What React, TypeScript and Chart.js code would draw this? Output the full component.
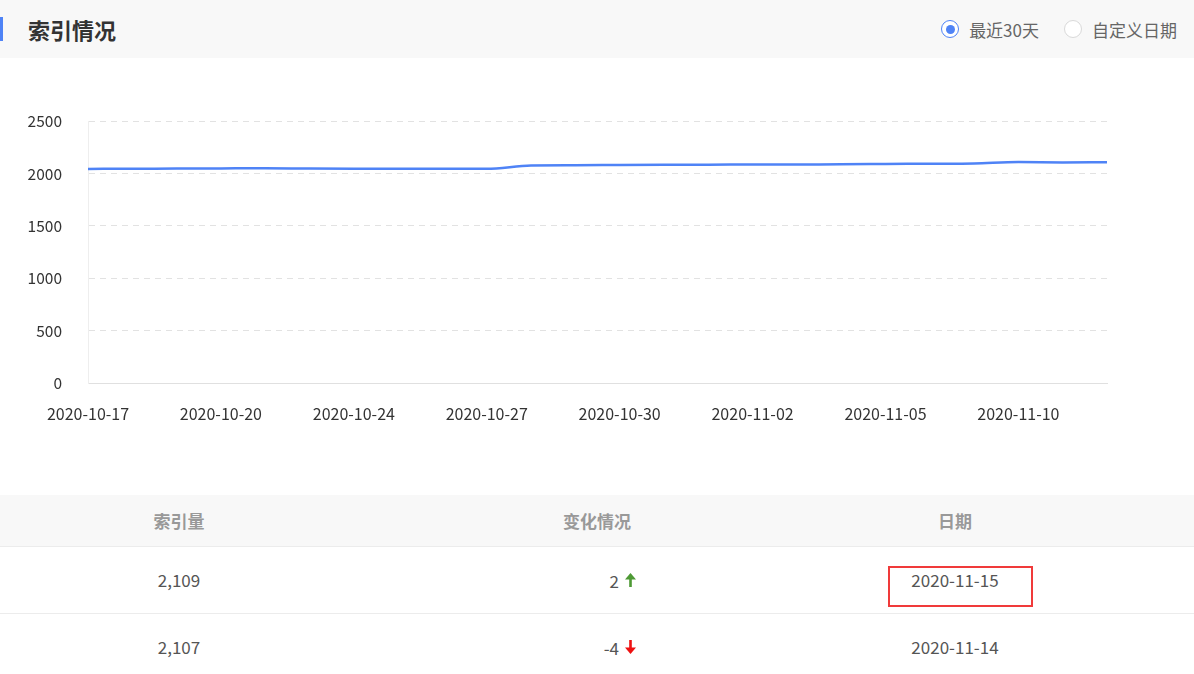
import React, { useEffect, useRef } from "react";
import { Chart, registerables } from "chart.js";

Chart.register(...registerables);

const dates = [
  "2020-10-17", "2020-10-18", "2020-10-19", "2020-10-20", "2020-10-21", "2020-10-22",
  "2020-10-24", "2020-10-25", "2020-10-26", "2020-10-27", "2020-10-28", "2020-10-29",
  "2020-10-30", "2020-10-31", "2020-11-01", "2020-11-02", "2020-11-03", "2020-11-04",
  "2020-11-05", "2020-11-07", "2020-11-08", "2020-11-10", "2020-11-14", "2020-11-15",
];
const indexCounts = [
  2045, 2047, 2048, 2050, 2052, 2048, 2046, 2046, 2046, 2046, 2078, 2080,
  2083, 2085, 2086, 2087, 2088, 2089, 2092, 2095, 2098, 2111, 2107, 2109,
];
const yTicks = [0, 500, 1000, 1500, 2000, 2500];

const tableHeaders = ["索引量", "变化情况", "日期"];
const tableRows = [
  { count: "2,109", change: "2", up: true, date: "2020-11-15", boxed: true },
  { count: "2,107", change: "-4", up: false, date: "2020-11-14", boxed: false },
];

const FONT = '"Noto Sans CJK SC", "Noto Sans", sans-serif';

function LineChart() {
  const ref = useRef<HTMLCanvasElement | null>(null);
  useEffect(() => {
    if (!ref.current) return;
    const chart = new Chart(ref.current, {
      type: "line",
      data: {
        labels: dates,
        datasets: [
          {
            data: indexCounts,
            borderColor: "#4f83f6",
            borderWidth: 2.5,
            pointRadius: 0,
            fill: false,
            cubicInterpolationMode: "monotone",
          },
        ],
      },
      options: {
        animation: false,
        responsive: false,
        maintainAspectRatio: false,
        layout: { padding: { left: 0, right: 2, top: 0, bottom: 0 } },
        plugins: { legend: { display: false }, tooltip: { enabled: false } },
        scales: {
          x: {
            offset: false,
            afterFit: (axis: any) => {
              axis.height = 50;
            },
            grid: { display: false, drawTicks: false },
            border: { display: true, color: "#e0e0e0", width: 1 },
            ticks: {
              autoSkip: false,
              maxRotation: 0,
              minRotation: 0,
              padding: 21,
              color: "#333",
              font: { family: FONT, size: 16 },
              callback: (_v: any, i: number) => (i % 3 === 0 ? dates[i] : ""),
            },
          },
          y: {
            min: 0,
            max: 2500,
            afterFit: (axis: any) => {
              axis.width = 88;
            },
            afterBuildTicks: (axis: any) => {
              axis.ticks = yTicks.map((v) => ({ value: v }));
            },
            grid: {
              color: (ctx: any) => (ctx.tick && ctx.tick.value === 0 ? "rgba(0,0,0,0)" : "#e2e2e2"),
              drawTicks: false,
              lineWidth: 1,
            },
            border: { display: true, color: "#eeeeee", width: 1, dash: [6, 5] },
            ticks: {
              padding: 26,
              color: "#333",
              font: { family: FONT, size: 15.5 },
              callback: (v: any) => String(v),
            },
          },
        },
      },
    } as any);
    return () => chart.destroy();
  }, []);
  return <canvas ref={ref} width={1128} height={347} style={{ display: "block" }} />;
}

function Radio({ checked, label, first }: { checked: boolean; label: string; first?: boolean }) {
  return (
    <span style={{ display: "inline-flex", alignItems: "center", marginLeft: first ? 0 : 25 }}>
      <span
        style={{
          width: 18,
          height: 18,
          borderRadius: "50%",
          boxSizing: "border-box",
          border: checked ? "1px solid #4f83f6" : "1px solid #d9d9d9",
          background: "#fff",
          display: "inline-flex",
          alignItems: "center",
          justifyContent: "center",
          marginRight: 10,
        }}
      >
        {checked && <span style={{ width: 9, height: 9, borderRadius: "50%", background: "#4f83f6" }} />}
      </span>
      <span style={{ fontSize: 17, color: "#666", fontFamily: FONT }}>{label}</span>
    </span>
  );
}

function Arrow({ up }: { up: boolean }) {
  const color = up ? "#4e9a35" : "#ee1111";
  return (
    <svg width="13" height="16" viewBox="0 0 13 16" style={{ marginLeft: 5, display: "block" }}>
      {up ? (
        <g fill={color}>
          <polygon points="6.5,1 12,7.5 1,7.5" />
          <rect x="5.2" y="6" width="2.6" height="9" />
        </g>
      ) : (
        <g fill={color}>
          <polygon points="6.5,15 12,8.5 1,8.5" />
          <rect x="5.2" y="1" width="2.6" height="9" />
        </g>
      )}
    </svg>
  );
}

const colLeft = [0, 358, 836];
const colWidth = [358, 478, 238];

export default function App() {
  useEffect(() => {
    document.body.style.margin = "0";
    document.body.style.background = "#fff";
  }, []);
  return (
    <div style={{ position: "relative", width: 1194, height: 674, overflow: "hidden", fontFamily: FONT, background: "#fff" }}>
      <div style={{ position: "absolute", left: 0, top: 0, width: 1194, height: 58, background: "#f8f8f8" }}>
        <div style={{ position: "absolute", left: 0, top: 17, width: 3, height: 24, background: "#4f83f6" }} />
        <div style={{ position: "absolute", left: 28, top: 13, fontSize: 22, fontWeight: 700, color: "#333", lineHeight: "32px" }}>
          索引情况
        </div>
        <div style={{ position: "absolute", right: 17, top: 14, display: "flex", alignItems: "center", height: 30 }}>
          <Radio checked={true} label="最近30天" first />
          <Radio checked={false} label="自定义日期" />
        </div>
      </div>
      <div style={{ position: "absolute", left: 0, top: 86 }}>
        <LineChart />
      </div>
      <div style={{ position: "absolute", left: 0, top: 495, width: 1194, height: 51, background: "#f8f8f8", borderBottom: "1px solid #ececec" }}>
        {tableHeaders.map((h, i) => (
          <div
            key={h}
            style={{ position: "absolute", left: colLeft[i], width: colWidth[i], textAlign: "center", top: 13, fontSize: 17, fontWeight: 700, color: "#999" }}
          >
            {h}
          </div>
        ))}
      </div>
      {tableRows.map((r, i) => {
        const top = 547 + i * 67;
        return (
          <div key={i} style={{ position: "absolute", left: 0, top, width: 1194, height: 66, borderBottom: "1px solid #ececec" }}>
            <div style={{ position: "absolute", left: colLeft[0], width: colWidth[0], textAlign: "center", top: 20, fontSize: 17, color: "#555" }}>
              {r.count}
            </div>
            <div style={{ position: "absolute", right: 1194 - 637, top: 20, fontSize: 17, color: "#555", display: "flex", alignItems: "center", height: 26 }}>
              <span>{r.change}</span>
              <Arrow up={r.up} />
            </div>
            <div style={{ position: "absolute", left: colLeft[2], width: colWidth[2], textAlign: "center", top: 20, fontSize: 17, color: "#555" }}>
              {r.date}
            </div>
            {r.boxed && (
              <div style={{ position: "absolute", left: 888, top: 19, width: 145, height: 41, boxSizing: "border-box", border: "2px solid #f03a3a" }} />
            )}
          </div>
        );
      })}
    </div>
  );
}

········

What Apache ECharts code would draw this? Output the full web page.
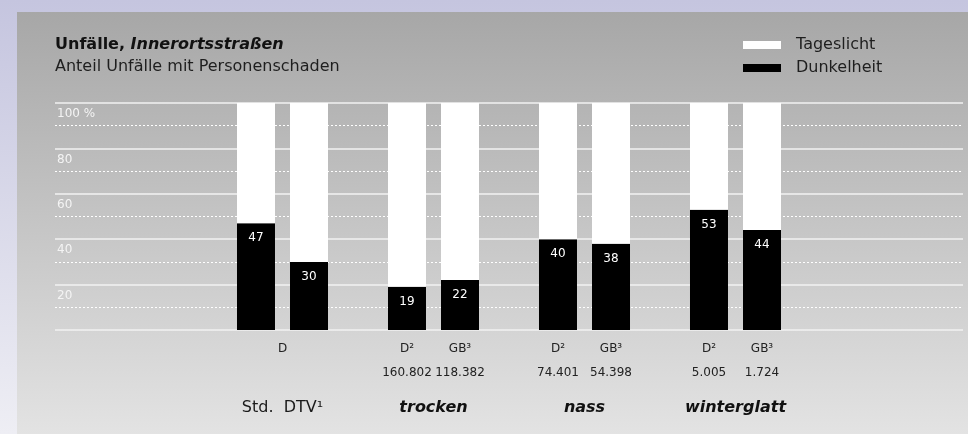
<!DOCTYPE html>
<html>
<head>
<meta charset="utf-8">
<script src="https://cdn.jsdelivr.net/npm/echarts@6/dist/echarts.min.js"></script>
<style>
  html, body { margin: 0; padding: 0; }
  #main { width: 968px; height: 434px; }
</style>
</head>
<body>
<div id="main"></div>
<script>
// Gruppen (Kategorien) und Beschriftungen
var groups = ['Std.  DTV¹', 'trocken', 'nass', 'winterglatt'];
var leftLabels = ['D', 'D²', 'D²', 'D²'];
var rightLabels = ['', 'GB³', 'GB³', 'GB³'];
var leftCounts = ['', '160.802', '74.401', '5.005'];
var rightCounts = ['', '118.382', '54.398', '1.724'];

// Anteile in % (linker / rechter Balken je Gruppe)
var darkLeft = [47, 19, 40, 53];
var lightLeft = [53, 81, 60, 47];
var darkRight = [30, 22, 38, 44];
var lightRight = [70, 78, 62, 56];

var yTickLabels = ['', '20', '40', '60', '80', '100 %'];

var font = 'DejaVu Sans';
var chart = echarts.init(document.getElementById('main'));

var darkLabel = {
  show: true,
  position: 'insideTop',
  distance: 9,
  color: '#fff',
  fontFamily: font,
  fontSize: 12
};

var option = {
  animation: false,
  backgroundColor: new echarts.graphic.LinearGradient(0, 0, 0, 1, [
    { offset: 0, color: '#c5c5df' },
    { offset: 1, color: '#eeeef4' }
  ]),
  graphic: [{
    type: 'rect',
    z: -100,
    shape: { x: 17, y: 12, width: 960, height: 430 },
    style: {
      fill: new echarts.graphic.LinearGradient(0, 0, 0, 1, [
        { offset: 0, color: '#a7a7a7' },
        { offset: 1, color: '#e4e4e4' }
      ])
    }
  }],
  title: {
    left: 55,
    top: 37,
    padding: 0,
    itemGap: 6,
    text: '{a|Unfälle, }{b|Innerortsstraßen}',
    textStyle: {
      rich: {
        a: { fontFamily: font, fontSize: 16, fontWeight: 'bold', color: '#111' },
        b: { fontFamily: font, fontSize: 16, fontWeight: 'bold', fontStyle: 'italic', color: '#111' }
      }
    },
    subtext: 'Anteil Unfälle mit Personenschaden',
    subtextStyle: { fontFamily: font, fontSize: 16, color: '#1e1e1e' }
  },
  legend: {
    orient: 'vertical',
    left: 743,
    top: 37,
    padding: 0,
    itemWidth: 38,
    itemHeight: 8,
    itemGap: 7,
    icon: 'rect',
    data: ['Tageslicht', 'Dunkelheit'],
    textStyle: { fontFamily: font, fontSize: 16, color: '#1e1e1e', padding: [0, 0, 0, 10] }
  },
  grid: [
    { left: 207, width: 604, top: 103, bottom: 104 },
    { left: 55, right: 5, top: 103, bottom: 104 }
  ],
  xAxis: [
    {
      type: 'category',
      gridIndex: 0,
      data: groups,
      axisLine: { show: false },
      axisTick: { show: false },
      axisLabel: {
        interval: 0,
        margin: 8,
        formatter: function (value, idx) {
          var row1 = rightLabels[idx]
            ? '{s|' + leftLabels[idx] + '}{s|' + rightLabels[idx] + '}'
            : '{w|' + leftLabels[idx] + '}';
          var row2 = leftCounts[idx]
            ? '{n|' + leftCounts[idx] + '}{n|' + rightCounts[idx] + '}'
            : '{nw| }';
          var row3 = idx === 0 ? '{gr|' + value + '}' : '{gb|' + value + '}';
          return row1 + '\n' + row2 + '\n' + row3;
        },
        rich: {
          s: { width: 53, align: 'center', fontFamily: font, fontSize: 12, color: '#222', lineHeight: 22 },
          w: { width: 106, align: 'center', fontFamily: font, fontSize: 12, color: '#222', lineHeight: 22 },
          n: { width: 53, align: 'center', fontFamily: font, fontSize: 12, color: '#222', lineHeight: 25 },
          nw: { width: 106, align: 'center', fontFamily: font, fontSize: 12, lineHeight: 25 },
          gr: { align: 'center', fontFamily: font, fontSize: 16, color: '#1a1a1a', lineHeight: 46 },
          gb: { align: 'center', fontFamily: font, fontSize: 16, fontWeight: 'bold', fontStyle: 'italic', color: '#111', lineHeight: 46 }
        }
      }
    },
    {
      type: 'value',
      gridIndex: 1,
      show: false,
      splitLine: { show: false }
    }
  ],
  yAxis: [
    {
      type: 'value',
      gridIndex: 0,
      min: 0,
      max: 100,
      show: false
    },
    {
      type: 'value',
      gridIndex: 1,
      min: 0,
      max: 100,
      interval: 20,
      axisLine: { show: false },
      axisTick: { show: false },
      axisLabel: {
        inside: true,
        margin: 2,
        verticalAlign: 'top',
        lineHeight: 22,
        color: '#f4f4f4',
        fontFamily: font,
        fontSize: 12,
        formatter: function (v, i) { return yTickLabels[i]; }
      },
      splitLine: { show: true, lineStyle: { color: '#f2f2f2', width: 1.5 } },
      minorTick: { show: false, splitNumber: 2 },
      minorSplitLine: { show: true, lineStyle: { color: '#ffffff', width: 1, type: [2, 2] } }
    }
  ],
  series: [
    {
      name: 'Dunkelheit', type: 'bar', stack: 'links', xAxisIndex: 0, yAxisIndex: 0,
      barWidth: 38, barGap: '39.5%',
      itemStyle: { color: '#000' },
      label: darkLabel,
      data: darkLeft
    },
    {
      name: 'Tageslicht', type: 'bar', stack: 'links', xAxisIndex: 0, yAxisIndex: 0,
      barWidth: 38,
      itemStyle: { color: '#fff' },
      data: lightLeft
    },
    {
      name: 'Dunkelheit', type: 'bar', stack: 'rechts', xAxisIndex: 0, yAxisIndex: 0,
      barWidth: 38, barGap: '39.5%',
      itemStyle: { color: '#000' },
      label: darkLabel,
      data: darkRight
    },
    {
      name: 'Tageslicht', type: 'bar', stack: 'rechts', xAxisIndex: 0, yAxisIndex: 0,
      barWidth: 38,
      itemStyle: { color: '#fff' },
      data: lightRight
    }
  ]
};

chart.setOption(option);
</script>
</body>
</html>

········

■ Short exercise: Every line from the one containing "What React, TypeScript" to the one containing "Chart.register(...registerables);" should be output exactly, both ends included. Nothing else goes in, and no pictures either.

■ Full solution:
What React, TypeScript and Chart.js code would draw this? Output the full component.
import React, { useEffect, useRef } from "react";
import { Chart, registerables } from "chart.js";

Chart.register(...registerables);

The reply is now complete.